▸ TASK INSTRUCTIONS
Only the lines between the line with "Clone this chart" and the line with "const barValues = [48, 27, 1.17, 37, 9, 0.95];", together with those two lines themselves, are to be copied exactly.

▸ THE INPUT
## begin

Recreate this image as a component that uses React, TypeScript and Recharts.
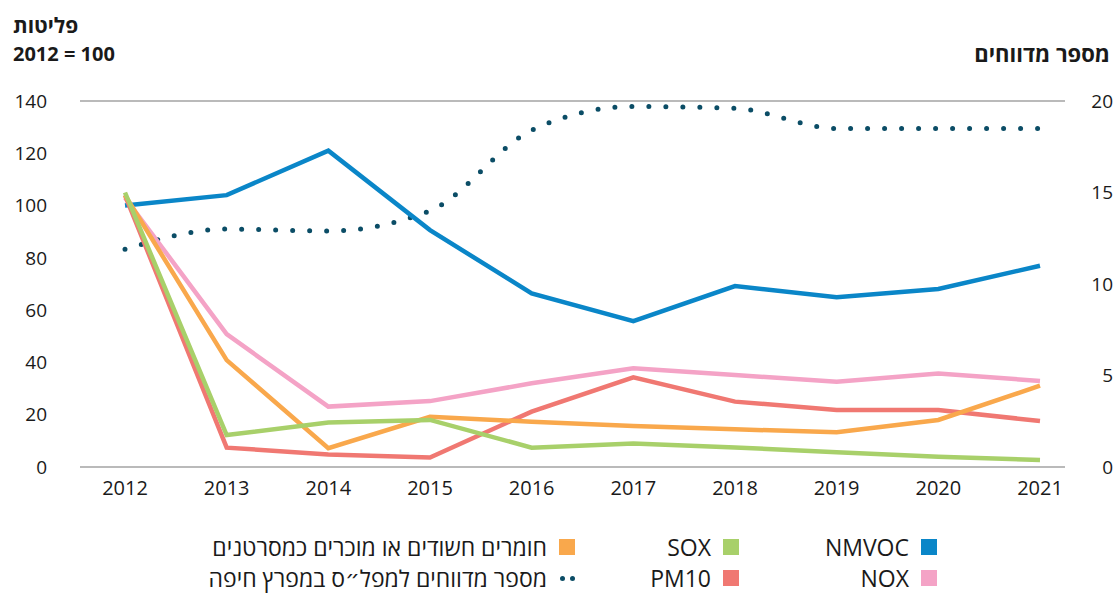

## end
## begin

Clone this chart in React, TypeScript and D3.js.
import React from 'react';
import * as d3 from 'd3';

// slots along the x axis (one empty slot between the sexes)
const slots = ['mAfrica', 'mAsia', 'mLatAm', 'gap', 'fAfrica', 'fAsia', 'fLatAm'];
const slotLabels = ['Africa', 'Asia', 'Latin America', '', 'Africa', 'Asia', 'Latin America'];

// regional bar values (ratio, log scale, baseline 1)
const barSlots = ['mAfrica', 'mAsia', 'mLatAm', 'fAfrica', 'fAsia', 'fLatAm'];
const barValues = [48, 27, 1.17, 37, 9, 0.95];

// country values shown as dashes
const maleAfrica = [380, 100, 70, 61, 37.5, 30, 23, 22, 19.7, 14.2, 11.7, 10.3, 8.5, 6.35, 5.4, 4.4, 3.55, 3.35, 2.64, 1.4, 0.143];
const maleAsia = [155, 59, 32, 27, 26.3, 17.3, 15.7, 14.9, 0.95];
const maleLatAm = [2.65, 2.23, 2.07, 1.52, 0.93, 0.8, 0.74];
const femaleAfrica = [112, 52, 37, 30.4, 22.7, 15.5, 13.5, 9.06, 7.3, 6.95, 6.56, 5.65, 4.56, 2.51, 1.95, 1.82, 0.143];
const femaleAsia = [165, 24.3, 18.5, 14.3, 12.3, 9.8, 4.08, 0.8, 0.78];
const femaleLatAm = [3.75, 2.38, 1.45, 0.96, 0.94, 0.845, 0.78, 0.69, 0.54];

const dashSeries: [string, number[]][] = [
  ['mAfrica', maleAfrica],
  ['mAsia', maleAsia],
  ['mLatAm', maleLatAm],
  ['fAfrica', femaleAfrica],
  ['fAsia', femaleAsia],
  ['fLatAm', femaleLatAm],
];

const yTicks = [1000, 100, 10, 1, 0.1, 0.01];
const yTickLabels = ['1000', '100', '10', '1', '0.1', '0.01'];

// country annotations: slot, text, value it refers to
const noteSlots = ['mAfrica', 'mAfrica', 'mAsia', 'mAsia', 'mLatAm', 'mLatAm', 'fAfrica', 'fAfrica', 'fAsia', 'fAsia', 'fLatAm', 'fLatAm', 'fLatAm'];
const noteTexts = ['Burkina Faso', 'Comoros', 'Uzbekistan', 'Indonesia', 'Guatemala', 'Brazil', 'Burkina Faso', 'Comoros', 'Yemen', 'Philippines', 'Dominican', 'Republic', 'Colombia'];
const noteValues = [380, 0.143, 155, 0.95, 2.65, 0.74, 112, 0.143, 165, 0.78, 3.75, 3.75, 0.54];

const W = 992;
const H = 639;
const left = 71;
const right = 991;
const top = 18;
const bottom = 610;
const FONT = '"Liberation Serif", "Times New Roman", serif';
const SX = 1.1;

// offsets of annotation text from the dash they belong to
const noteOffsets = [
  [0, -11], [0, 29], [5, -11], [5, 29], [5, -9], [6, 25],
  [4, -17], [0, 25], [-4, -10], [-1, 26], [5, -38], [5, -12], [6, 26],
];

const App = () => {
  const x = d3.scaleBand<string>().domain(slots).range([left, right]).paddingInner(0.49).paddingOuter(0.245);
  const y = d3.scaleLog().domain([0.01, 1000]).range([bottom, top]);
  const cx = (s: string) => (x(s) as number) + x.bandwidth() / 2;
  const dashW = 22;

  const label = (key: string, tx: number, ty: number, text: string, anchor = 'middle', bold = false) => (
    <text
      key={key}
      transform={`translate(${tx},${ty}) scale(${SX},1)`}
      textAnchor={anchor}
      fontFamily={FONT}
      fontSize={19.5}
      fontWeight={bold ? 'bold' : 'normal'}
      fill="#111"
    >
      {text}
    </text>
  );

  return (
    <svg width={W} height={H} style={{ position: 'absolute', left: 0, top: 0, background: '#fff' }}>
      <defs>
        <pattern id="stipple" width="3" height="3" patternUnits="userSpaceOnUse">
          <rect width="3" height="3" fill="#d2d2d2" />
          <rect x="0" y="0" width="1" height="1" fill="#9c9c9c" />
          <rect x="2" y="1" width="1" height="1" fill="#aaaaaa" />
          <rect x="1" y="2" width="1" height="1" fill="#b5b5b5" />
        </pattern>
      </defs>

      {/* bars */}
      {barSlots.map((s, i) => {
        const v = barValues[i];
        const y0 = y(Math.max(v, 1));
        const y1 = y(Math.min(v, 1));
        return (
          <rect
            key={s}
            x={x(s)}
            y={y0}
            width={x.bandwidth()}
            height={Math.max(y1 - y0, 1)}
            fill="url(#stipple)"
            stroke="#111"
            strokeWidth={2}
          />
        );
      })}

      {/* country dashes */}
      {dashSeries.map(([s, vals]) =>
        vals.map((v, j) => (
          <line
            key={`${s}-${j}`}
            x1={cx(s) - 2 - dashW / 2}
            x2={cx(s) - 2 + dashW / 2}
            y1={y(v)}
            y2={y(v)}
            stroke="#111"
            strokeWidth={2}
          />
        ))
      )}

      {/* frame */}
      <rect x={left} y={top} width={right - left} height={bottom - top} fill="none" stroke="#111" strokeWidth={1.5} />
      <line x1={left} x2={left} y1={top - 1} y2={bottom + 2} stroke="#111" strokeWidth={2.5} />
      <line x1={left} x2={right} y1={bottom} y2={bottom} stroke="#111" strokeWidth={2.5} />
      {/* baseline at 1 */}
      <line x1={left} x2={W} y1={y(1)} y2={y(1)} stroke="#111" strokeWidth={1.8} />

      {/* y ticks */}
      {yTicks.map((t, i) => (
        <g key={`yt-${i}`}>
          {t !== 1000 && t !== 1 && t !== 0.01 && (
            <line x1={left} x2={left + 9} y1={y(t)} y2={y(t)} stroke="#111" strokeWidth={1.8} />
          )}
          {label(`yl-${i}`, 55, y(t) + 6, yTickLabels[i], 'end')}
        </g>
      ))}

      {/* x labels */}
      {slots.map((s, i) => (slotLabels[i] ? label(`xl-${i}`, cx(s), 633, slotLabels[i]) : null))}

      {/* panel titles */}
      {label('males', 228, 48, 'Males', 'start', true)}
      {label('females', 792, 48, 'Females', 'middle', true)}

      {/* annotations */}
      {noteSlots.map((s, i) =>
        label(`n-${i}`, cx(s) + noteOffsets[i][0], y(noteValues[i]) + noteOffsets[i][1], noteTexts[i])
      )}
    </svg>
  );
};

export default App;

## end

▸ EXERCISE ANSWER
Clone this chart in React, TypeScript and D3.js.
import React from 'react';
import * as d3 from 'd3';

// slots along the x axis (one empty slot between the sexes)
const slots = ['mAfrica', 'mAsia', 'mLatAm', 'gap', 'fAfrica', 'fAsia', 'fLatAm'];
const slotLabels = ['Africa', 'Asia', 'Latin America', '', 'Africa', 'Asia', 'Latin America'];

// regional bar values (ratio, log scale, baseline 1)
const barSlots = ['mAfrica', 'mAsia', 'mLatAm', 'fAfrica', 'fAsia', 'fLatAm'];
const barValues = [48, 27, 1.17, 37, 9, 0.95];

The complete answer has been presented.